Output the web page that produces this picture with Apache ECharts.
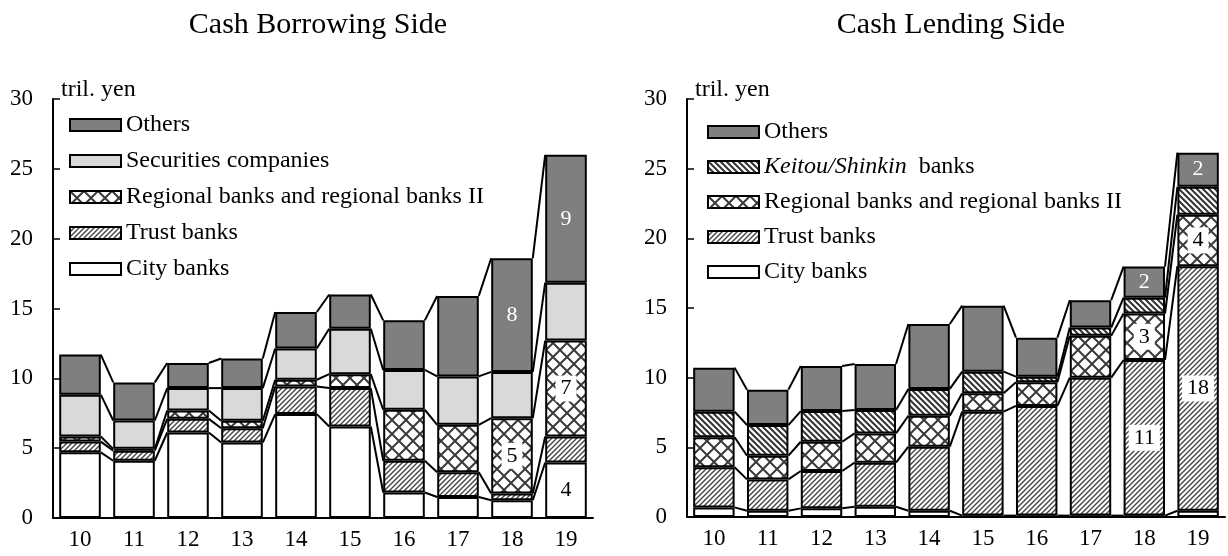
<!DOCTYPE html>
<html>
<head>
<meta charset="utf-8">
<script src="https://cdn.jsdelivr.net/npm/echarts@6/dist/echarts.min.js"></script>
<style>
  html, body { margin: 0; padding: 0; background: #fff; }
  #chart { width: 1228px; height: 556px; }
</style>
</head>
<body>
<div id="chart"></div>
<script>
// years (fiscal, 2010-2019)
const categories = ['10', '11', '12', '13', '14', '15', '16', '17', '18', '19'];

// Cash Borrowing Side, tril. yen (segment sizes, bottom to top)
const borrowCity       = [4.70, 4.10, 6.12, 5.40, 7.44, 6.55, 1.83, 1.50, 1.27, 3.97];
const borrowTrust      = [0.77, 0.72, 0.98, 1.03, 1.98, 2.75, 2.27, 1.77, 0.48, 1.87];
const borrowRegional   = [0.36, 0.13, 0.60, 0.53, 0.48, 1.00, 3.65, 3.40, 5.40, 6.86];
const borrowSecurities = [3.00, 2.03, 1.60, 2.34, 2.24, 3.25, 2.85, 3.47, 3.31, 4.15];
const borrowOthers     = [2.87, 2.73, 1.80, 2.12, 2.61, 2.45, 3.55, 5.76, 8.14, 9.15];

// Cash Lending Side, tril. yen
const lendCity     = [0.69, 0.45, 0.62, 0.74, 0.45, 0.10, 0.10, 0.10, 0.10, 0.45];
const lendTrust    = [2.88, 2.25, 2.68, 3.16, 4.60, 7.46, 7.87, 9.90, 11.17, 17.55];
const lendRegional = [2.15, 1.70, 2.10, 2.10, 2.22, 1.32, 1.70, 3.00, 3.33, 3.70];
const lendKeitou   = [1.84, 2.20, 2.20, 1.68, 1.92, 1.55, 0.40, 0.60, 1.14, 2.00];
const lendOthers   = [3.16, 2.54, 3.24, 3.30, 4.66, 4.74, 2.80, 1.96, 2.23, 2.45];

// which bars carry a value label
const borrowLabels = {city: [9], regional: [8, 9], others: [8, 9]};
const lendLabels = {trust: [8, 9], regional: [8, 9], others: [8, 9]};

const yTicks = {min: 0, max: 30, interval: 5};

const FONT = '"Liberation Serif", "Times New Roman", serif';
const BAR_RATIO = 0.77;
const LINE_W = 2;

// hatch fills
function makePattern(size, draw) {
    const c = document.createElement('canvas');
    c.width = size; c.height = size;
    const ctx = c.getContext('2d');
    ctx.fillStyle = '#fff';
    ctx.fillRect(0, 0, size, size);
    draw(ctx, size);
    return {image: c, repeat: 'repeat'};
}
const trustFill = makePattern(5, (ctx, s) => {
    ctx.strokeStyle = '#444';
    ctx.lineWidth = 1.4;
    ctx.beginPath();
    ctx.moveTo(-1, s + 1); ctx.lineTo(s + 1, -1);
    ctx.moveTo(-1, 1); ctx.lineTo(1, -1);
    ctx.moveTo(s - 1, s + 1); ctx.lineTo(s + 1, s - 1);
    ctx.stroke();
});
const keitouFill = makePattern(6, (ctx, s) => {
    ctx.strokeStyle = '#333';
    ctx.lineWidth = 2;
    ctx.beginPath();
    ctx.moveTo(-1, -1); ctx.lineTo(s + 1, s + 1);
    ctx.moveTo(s - 1, -1); ctx.lineTo(s + 1, 1);
    ctx.moveTo(-1, s - 1); ctx.lineTo(1, s + 1);
    ctx.stroke();
});
const regionalFill = makePattern(14, (ctx, s) => {
    ctx.strokeStyle = '#3a3a3a';
    ctx.lineWidth = 2;
    ctx.beginPath();
    ctx.moveTo(0, 0); ctx.lineTo(s, s);
    ctx.moveTo(0, s); ctx.lineTo(s, 0);
    ctx.stroke();
});

const fills = {
    city: '#ffffff',
    trust: trustFill,
    regional: regionalFill,
    securities: '#d9d9d9',
    keitou: keitouFill,
    others: '#7f7f7f'
};

function barSeries(name, key, values, panel, labelIdx, whiteText) {
    return {
        type: 'bar',
        name: name,
        stack: 'p' + panel,
        xAxisIndex: panel,
        yAxisIndex: panel,
        barWidth: (BAR_RATIO * 100) + '%',
        itemStyle: {color: fills[key], borderColor: '#000', borderWidth: LINE_W},
        emphasis: {disabled: true},
        data: values.map((v, i) => {
            if (!labelIdx || labelIdx.indexOf(i) < 0) return v;
            return {
                value: v,
                label: {
                    show: true,
                    position: 'inside',
                    formatter: p => Math.round(p.value),
                    fontFamily: FONT,
                    fontSize: 22,
                    color: whiteText ? '#fff' : '#000',
                    backgroundColor: whiteText ? 'transparent' : '#fff',
                    padding: whiteText ? 0 : [2, 5]
                }
            };
        })
    };
}

// lines that join each stack level from one bar to the next
function connectorSeries(panel, stacks) {
    const tops = categories.map((c, i) => {
        let s = 0;
        return stacks.map(arr => (s += arr[i]));
    });
    return {
        type: 'custom',
        xAxisIndex: panel,
        yAxisIndex: panel,
        silent: true,
        z: 3,
        data: categories.slice(0, -1).map((c, i) => [i]),
        renderItem: (params, api) => {
            const i = api.value(0);
            const half = api.size([1, 0])[0] * BAR_RATIO / 2;
            const children = tops[i].map((v, k) => {
                const a = api.coord([i, v]);
                const b = api.coord([i + 1, tops[i + 1][k]]);
                return {
                    type: 'line',
                    shape: {x1: a[0] + half, y1: a[1], x2: b[0] - half, y2: b[1]},
                    style: {stroke: '#000', lineWidth: LINE_W}
                };
            });
            return {type: 'group', children: children};
        }
    };
}

function xAxis(panel) {
    return {
        type: 'category',
        gridIndex: panel,
        data: categories,
        axisLine: {lineStyle: {color: '#000', width: LINE_W}},
        axisTick: {inside: true, length: 5, lineStyle: {color: '#000', width: 1.5}},
        axisLabel: {fontFamily: FONT, fontSize: 23, color: '#000', margin: 10}
    };
}

function yAxis(panel) {
    return {
        type: 'value',
        gridIndex: panel,
        min: yTicks.min,
        max: yTicks.max,
        interval: yTicks.interval,
        name: 'tril. yen',
        nameLocation: 'end',
        nameGap: -3,
        nameTextStyle: {
            fontFamily: FONT, fontSize: 24, color: '#000',
            align: 'left', verticalAlign: 'bottom', padding: [0, 0, 0, 8]
        },
        splitLine: {show: false},
        axisLine: {show: true, lineStyle: {color: '#000', width: LINE_W}},
        axisTick: {show: true, inside: true, length: 7, lineStyle: {color: '#000', width: 1.5}},
        axisLabel: {fontFamily: FONT, fontSize: 23, color: '#000', margin: 20}
    };
}

const legendText = {fontFamily: FONT, fontSize: 24, color: '#000', lineHeight: 24,
    rich: {i: {fontFamily: FONT, fontSize: 24, fontStyle: 'italic', color: '#000'}}};

const chart = echarts.init(document.getElementById('chart'), null, {renderer: 'canvas'});
chart.setOption({
    animation: false,
    backgroundColor: '#fff',
    title: [
        {text: 'Cash Borrowing Side', left: 313, top: 5, textAlign: 'center',
            textStyle: {fontFamily: FONT, fontSize: 30, fontWeight: 'normal', color: '#000'}},
        {text: 'Cash Lending Side', left: 946, top: 5, textAlign: 'center',
            textStyle: {fontFamily: FONT, fontSize: 30, fontWeight: 'normal', color: '#000'}}
    ],
    legend: [
        {
            left: 69, top: 113, orient: 'vertical', icon: 'rect', padding: 0,
            itemWidth: 51, itemHeight: 12, itemGap: 12,
            selectedMode: false, textStyle: legendText,
            data: ['Others', 'Securities companies', 'Regional banks and regional banks II', 'Trust banks', 'City banks']
        },
        {
            left: 707, top: 120, orient: 'vertical', icon: 'rect', padding: 0,
            itemWidth: 51, itemHeight: 12, itemGap: 11,
            selectedMode: false, textStyle: legendText,
            formatter: n => n === 'Keitou/Shinkin banks' ? '{i|Keitou/Shinkin}  banks' : n,
            data: ['Others', 'Keitou/Shinkin banks', 'Regional banks and regional banks II', 'Trust banks', 'City banks']
        }
    ],
    grid: [
        {left: 53, top: 99, width: 540, height: 419},
        {left: 687, top: 99, width: 538, height: 418}
    ],
    xAxis: [xAxis(0), xAxis(1)],
    yAxis: [yAxis(0), yAxis(1)],
    series: [
        barSeries('City banks', 'city', borrowCity, 0, borrowLabels.city, false),
        barSeries('Trust banks', 'trust', borrowTrust, 0, null, false),
        barSeries('Regional banks and regional banks II', 'regional', borrowRegional, 0, borrowLabels.regional, false),
        barSeries('Securities companies', 'securities', borrowSecurities, 0, null, false),
        barSeries('Others', 'others', borrowOthers, 0, borrowLabels.others, true),
        connectorSeries(0, [borrowCity, borrowTrust, borrowRegional, borrowSecurities, borrowOthers]),

        barSeries('City banks', 'city', lendCity, 1, null, false),
        barSeries('Trust banks', 'trust', lendTrust, 1, lendLabels.trust, false),
        barSeries('Regional banks and regional banks II', 'regional', lendRegional, 1, lendLabels.regional, false),
        barSeries('Keitou/Shinkin banks', 'keitou', lendKeitou, 1, null, false),
        barSeries('Others', 'others', lendOthers, 1, lendLabels.others, true),
        connectorSeries(1, [lendCity, lendTrust, lendRegional, lendKeitou, lendOthers])
    ]
});
</script>
</body>
</html>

- **GIVEN INSTRUCTION**
Pull every line containing "that" from the material above.

- **THE RESULT**
Output the web page that produces this picture with Apache ECharts.
// lines that join each stack level from one bar to the next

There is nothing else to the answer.